I’ve had no problems with the holes for the pocket fittings. The panniers have survived several trips in the hold of the European Bike Express and general use without special care. I have front and rear roller classics, both more than 10 years old. 

The fitting for 1 pocket is 2 pairs of fairly flexible plastic rails that screw together, for each pair: one inside and one outside the pannier. This provides a good seal. The pockets clip on these, and I’ve had no issues with them coming off. 

They can be sort of seen here https://www.ortlieb.com/en/Outer Pocket/ under “more images”, or look at the downloadable instructions.


----------



## Blue Hills (13 Feb 2018)

Many thanks for the comprehensive reply gom. I didn't realise that the puncturing was just for a mount and that the pockets just clipped on to these mounts, I had the idea that they were permanently attached.

So you can pierce, put the mounts on and sometimes use the panniers without the pockets?

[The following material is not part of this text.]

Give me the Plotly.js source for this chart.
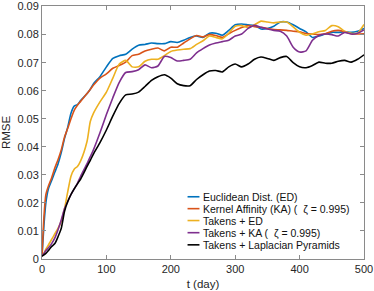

I suppose them possibly coming off unseen on a ride might concern me but I assume that it's possible to rig up a failsafe restraining cord of some sort?


----------



## gom (13 Feb 2018)

Yes, the pockets are easily removed/attached. 
I’ve never had one come off in years of use.


----------



## Mike Ayling (14 Feb 2018)

I have both rollers and bike packer classics and I find the bike packers easier to open and close than the rollers.

Mike


----------



## Blue Hills (14 Feb 2018)

Mike Ayling said:


> I have both rollers and bike packer classics and I find the bike packers easier to open and close than the rollers.
> 
> Mike


Yes, agree. I have front roller c!assics and bike packer rears and find the bike packers way easier. This might be partly because the rears are the plus material which i think is worth the extra** as it is both lighter and more flexible/easier to wrestle with, whilst i understand actually being stronger. ** May not be the case with the front bikepacker pluses, called the "sport" or something. A pretty fearsome price for small front panniers these days, so might stick with my front roller classics which also serve as occasional rear panniers, they are great around town for holding my heavy D lock. Don't think you can go far wrong with ortliebs.


----------



## PJ520 (14 Feb 2018)

One grouse about Ortliebs is that they don't have compartments - everything is in one bag making it difficult to find anything.The answer to that that is packing cubes like those made by Eagle Creek


----------



## Blue Hills (17 Feb 2018)

No need to spend that much. I have a few cubes and bought some more to use with the ortliebs, but now don't use them. They sure aren't going to stay anything like a cube once rammed into the panniers. I find various sizes of mesh bags with tops fastened with a cord and toggle far more practical and flexible. And way cheaper.


----------



## aegis (19 Feb 2018)

[QUOTE 5154081, member: 45"]Cheap...

AmazonBasics Packing Cubes - Small, Medium, Large, and Slim (4-Piece Set), Black https://www.amazon.co.uk/dp/B014VBGUCA/ref=cm_sw_r_cp_apa_sT.HAb623KXFQ[/QUOTE]

But not as cheap as Ikea.

http://www.ikea.com/gb/en/products/...ravel/förfina-pack-bag-set-of-6-art-90328178/


----------



## Heltor Chasca (19 Feb 2018)

I have a couple of Amazon’s cubes and they are great. However my old mesh kindling bags are even better. And they are orange. I like orange.


----------



## Kurious (23 Feb 2018)

Switching from the Karrimor Kalahari, I thought I would miss the external pockets, but not at all. I still take drybags to avoid damp contamination when throwing in damp stuff. 
Second the idea of gaffa taping any rubbing areas on the racks.
Remained waterproof after a vicious fight with an Alp (the Alp won) although one detached completely from the rack & did some off-piste downhilling on its own. 
Tough old things.


----------



## Blue Hills (24 Feb 2018)

Kurious said:


> .
> Remained waterproof after a vicious fight with an Alp (the Alp won) although one detached completely from the rack & did some off-piste downhilling on its own.
> .



Which pannier?

Did it use the QL2 hooks where the insert goes in from the bottom?


----------



## rollingthru (6 Jan 2019)

PJ520 said:


> One grouse about Ortliebs is that they don't have compartments - everything is in one bag making it difficult to find anything.The answer to that that is packing cubes like those made by Eagle Creek


I would agree about the compartments. My wife has the Lone Peak bags made in the USA & I’ve been a bit envious ever since.


----------



## Gravity Aided (7 Jan 2019)

I have just a seat bag made by Lone peak, and I can testify to their quality. They run from a bit over 100 USD to 200 USD. They also sell the little kit by which you can make kitty litter containers into hard side panniers.
https://lonepeakpacks.com/index.php/packs/panniers.html


----------



## steveindenmark (7 Jan 2019)

It all depends how much gear you take with you. That is your starting point.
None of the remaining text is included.